Aim of the task: Your task is to transcribe all of the data below exactly, omitting the images.

=== Given material ===

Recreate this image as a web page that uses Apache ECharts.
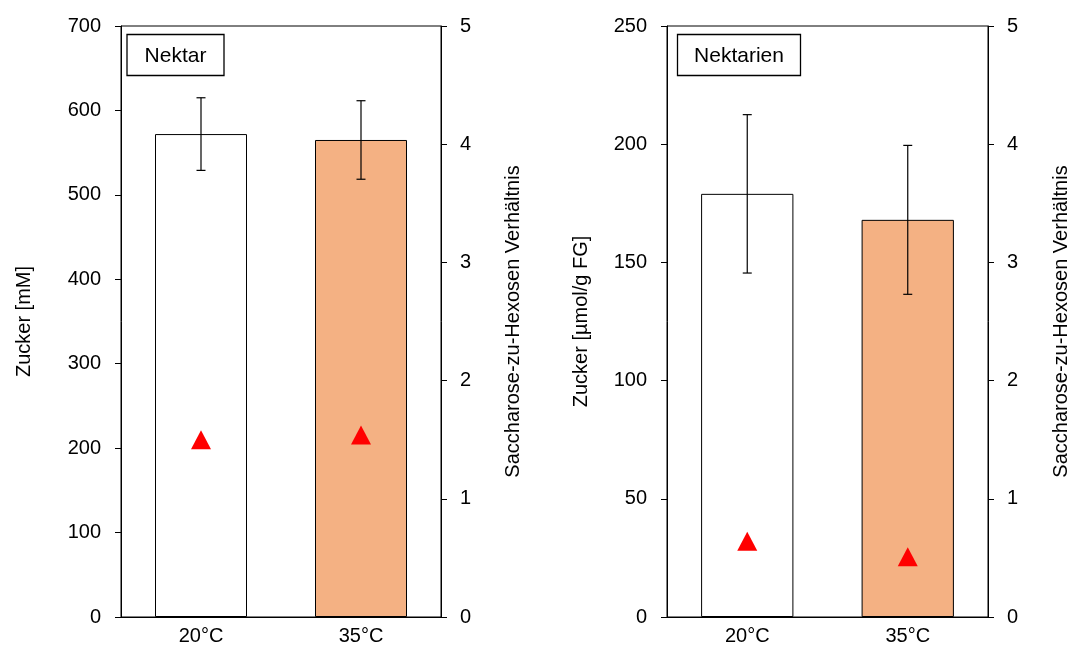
<!DOCTYPE html>
<html>
<head>
<meta charset="utf-8">
<script src="https://cdn.jsdelivr.net/npm/echarts@6/dist/echarts.min.js"></script>
<style>
html,body{margin:0;padding:0;background:#fff;}
#chart{width:1077px;height:651px;}
</style>
</head>
<body>
<div id="chart"></div>
<script>
const categories = ['20°C', '35°C'];
const barColors = ['#FFFFFF', '#F4B183'];

const nektarSugar = [572, 565];
const nektarSugarErr = [43, 46.5];
const nektarRatio = [1.50, 1.54];

const nektarienSugar = [179, 168];
const nektarienSugarErr = [33.5, 31.5];
const nektarienRatio = [0.64, 0.51];

const leftTicks = { nektar: { max: 700, interval: 100 }, nektarien: { max: 250, interval: 50 } };
const ratioAxis = { max: 5, interval: 1 };

const FONT = 'Liberation Sans, Arial, sans-serif';
const chart = echarts.init(document.getElementById('chart'), null, { renderer: 'canvas' });

function xAxisFor(gridIndex) {
  return {
    type: 'category', gridIndex: gridIndex, data: categories,
    axisLine: { lineStyle: { color: '#000', width: 1 } },
    axisTick: { show: false },
    axisLabel: { color: '#000', fontSize: 20, fontFamily: FONT, margin: 9 },
    splitLine: { show: false }
  };
}
function leftY(gridIndex, cfg, name, gap) {
  return {
    type: 'value', gridIndex: gridIndex, position: 'left', min: 0, max: cfg.max, interval: cfg.interval,
    name: name, nameLocation: 'middle', nameGap: gap, nameRotate: 90,
    nameTextStyle: { color: '#000', fontSize: 20, fontFamily: FONT },
    axisLine: { show: true, lineStyle: { color: '#000', width: 1 } },
    axisTick: { show: true, inside: false, length: 6, lineStyle: { color: '#000' } },
    axisLabel: { color: '#000', fontSize: 20, fontFamily: FONT, margin: 20 },
    splitLine: { show: false }
  };
}
function rightY(gridIndex, name, gap) {
  return {
    type: 'value', gridIndex: gridIndex, position: 'right', min: 0, max: ratioAxis.max, interval: ratioAxis.interval,
    name: name, nameLocation: 'middle', nameGap: gap, nameRotate: 90,
    nameTextStyle: { color: '#000', fontSize: 20, fontFamily: FONT },
    axisLine: { show: true, lineStyle: { color: '#000', width: 1 } },
    axisTick: { show: true, inside: false, length: 6, lineStyle: { color: '#000' } },
    axisLabel: { color: '#000', fontSize: 20, fontFamily: FONT, margin: 19 },
    splitLine: { show: false }
  };
}
function barSeries(idx, values) {
  return {
    type: 'bar', xAxisIndex: idx, yAxisIndex: idx * 2, barWidth: '57.5%',
    data: values.map((v, i) => ({ value: v, itemStyle: { color: barColors[i], borderColor: '#000', borderWidth: 1 } })),
    z: 2, silent: true
  };
}
function errSeries(idx, values, errs) {
  return {
    type: 'custom', xAxisIndex: idx, yAxisIndex: idx * 2, z: 5, silent: true,
    data: values.map((v, i) => [i, v, errs[i]]),
    encode: { x: 0, y: 1 },
    renderItem: function (params, api) {
      const i = api.value(0), v = api.value(1), e = api.value(2);
      const top = api.coord([i, v + e]);
      const bot = api.coord([i, v - e]);
      const hw = 4.5;
      const st = { stroke: '#000', lineWidth: 1.2 };
      return {
        type: 'group', children: [
          { type: 'line', shape: { x1: top[0], y1: top[1], x2: bot[0], y2: bot[1] }, style: st },
          { type: 'line', shape: { x1: top[0] - hw, y1: top[1], x2: top[0] + hw, y2: top[1] }, style: st },
          { type: 'line', shape: { x1: bot[0] - hw, y1: bot[1], x2: bot[0] + hw, y2: bot[1] }, style: st }
        ]
      };
    }
  };
}
function ratioSeries(idx, values) {
  return {
    type: 'scatter', xAxisIndex: idx, yAxisIndex: idx * 2 + 1, symbol: 'triangle', symbolSize: [20, 19],
    itemStyle: { color: '#FF0000', opacity: 1 }, data: values, z: 6, silent: true
  };
}
function labelBox(x, y, w, h, text) {
  return {
    type: 'group', children: [
      { type: 'rect', shape: { x: x, y: y, width: w, height: h }, style: { fill: '#fff', stroke: '#000', lineWidth: 1.3 }, z: 10 },
      { type: 'text', x: x + w / 2, y: y + h / 2 + 1, style: { text: text, fill: '#000', font: '21px ' + FONT, align: 'center', verticalAlign: 'middle' }, z: 11 }
    ]
  };
}

chart.setOption({
  animation: false,
  backgroundColor: '#fff',
  grid: [
    { left: 121, top: 26, width: 320, height: 591, show: true, borderColor: '#000', borderWidth: 1, backgroundColor: 'transparent' },
    { left: 667, top: 26, width: 321, height: 591, show: true, borderColor: '#000', borderWidth: 1, backgroundColor: 'transparent' }
  ],
  xAxis: [xAxisFor(0), xAxisFor(1)],
  yAxis: [
    leftY(0, leftTicks.nektar, 'Zucker [mM]', 87),
    rightY(0, 'Saccharose-zu-Hexosen Verhältnis', 62),
    leftY(1, leftTicks.nektarien, 'Zucker [µmol/g FG]', 76),
    rightY(1, 'Saccharose-zu-Hexosen Verhältnis', 63)
  ],
  series: [
    barSeries(0, nektarSugar), errSeries(0, nektarSugar, nektarSugarErr), ratioSeries(0, nektarRatio),
    barSeries(1, nektarienSugar), errSeries(1, nektarienSugar, nektarienSugarErr), ratioSeries(1, nektarienRatio)
  ],
  graphic: [
    labelBox(127, 34.5, 97, 41, 'Nektar'),
    labelBox(677.5, 34.5, 123, 41, 'Nektarien')
  ]
});
</script>
</body>
</html>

===

Reply:
Recreate this image as a web page that uses Apache ECharts.
<!DOCTYPE html>
<html>
<head>
<meta charset="utf-8">
<script src="https://cdn.jsdelivr.net/npm/echarts@6/dist/echarts.min.js"></script>
<style>
html,body{margin:0;padding:0;background:#fff;}
#chart{width:1077px;height:651px;}
</style>
</head>
<body>
<div id="chart"></div>
<script>
const categories = ['20°C', '35°C'];
const barColors = ['#FFFFFF', '#F4B183'];

const nektarSugar = [572, 565];
const nektarSugarErr = [43, 46.5];
const nektarRatio = [1.50, 1.54];

const nektarienSugar = [179, 168];
const nektarienSugarErr = [33.5, 31.5];
const nektarienRatio = [0.64, 0.51];

const leftTicks = { nektar: { max: 700, interval: 100 }, nektarien: { max: 250, interval: 50 } };
const ratioAxis = { max: 5, interval: 1 };

const FONT = 'Liberation Sans, Arial, sans-serif';
const chart = echarts.init(document.getElementById('chart'), null, { renderer: 'canvas' });

function xAxisFor(gridIndex) {
  return {
    type: 'category', gridIndex: gridIndex, data: categories,
    axisLine: { lineStyle: { color: '#000', width: 1 } },
    axisTick: { show: false },
    axisLabel: { color: '#000', fontSize: 20, fontFamily: FONT, margin: 9 },
    splitLine: { show: false }
  };
}
function leftY(gridIndex, cfg, name, gap) {
  return {
    type: 'value', gridIndex: gridIndex, position: 'left', min: 0, max: cfg.max, interval: cfg.interval,
    name: name, nameLocation: 'middle', nameGap: gap, nameRotate: 90,
    nameTextStyle: { color: '#000', fontSize: 20, fontFamily: FONT },
    axisLine: { show: true, lineStyle: { color: '#000', width: 1 } },
    axisTick: { show: true, inside: false, length: 6, lineStyle: { color: '#000' } },
    axisLabel: { color: '#000', fontSize: 20, fontFamily: FONT, margin: 20 },
    splitLine: { show: false }
  };
}
function rightY(gridIndex, name, gap) {
  return {
    type: 'value', gridIndex: gridIndex, position: 'right', min: 0, max: ratioAxis.max, interval: ratioAxis.interval,
    name: name, nameLocation: 'middle', nameGap: gap, nameRotate: 90,
    nameTextStyle: { color: '#000', fontSize: 20, fontFamily: FONT },
    axisLine: { show: true, lineStyle: { color: '#000', width: 1 } },
    axisTick: { show: true, inside: false, length: 6, lineStyle: { color: '#000' } },
    axisLabel: { color: '#000', fontSize: 20, fontFamily: FONT, margin: 19 },
    splitLine: { show: false }
  };
}
function barSeries(idx, values) {
  return {
    type: 'bar', xAxisIndex: idx, yAxisIndex: idx * 2, barWidth: '57.5%',
    data: values.map((v, i) => ({ value: v, itemStyle: { color: barColors[i], borderColor: '#000', borderWidth: 1 } })),
    z: 2, silent: true
  };
}
function errSeries(idx, values, errs) {
  return {
    type: 'custom', xAxisIndex: idx, yAxisIndex: idx * 2, z: 5, silent: true,
    data: values.map((v, i) => [i, v, errs[i]]),
    encode: { x: 0, y: 1 },
    renderItem: function (params, api) {
      const i = api.value(0), v = api.value(1), e = api.value(2);
      const top = api.coord([i, v + e]);
      const bot = api.coord([i, v - e]);
      const hw = 4.5;
      const st = { stroke: '#000', lineWidth: 1.2 };
      return {
        type: 'group', children: [
          { type: 'line', shape: { x1: top[0], y1: top[1], x2: bot[0], y2: bot[1] }, style: st },
          { type: 'line', shape: { x1: top[0] - hw, y1: top[1], x2: top[0] + hw, y2: top[1] }, style: st },
          { type: 'line', shape: { x1: bot[0] - hw, y1: bot[1], x2: bot[0] + hw, y2: bot[1] }, style: st }
        ]
      };
    }
  };
}
function ratioSeries(idx, values) {
  return {
    type: 'scatter', xAxisIndex: idx, yAxisIndex: idx * 2 + 1, symbol: 'triangle', symbolSize: [20, 19],
    itemStyle: { color: '#FF0000', opacity: 1 }, data: values, z: 6, silent: true
  };
}
function labelBox(x, y, w, h, text) {
  return {
    type: 'group', children: [
      { type: 'rect', shape: { x: x, y: y, width: w, height: h }, style: { fill: '#fff', stroke: '#000', lineWidth: 1.3 }, z: 10 },
      { type: 'text', x: x + w / 2, y: y + h / 2 + 1, style: { text: text, fill: '#000', font: '21px ' + FONT, align: 'center', verticalAlign: 'middle' }, z: 11 }
    ]
  };
}

chart.setOption({
  animation: false,
  backgroundColor: '#fff',
  grid: [
    { left: 121, top: 26, width: 320, height: 591, show: true, borderColor: '#000', borderWidth: 1, backgroundColor: 'transparent' },
    { left: 667, top: 26, width: 321, height: 591, show: true, borderColor: '#000', borderWidth: 1, backgroundColor: 'transparent' }
  ],
  xAxis: [xAxisFor(0), xAxisFor(1)],
  yAxis: [
    leftY(0, leftTicks.nektar, 'Zucker [mM]', 87),
    rightY(0, 'Saccharose-zu-Hexosen Verhältnis', 62),
    leftY(1, leftTicks.nektarien, 'Zucker [µmol/g FG]', 76),
    rightY(1, 'Saccharose-zu-Hexosen Verhältnis', 63)
  ],
  series: [
    barSeries(0, nektarSugar), errSeries(0, nektarSugar, nektarSugarErr), ratioSeries(0, nektarRatio),
    barSeries(1, nektarienSugar), errSeries(1, nektarienSugar, nektarienSugarErr), ratioSeries(1, nektarienRatio)
  ],
  graphic: [
    labelBox(127, 34.5, 97, 41, 'Nektar'),
    labelBox(677.5, 34.5, 123, 41, 'Nektarien')
  ]
});
</script>
</body>
</html>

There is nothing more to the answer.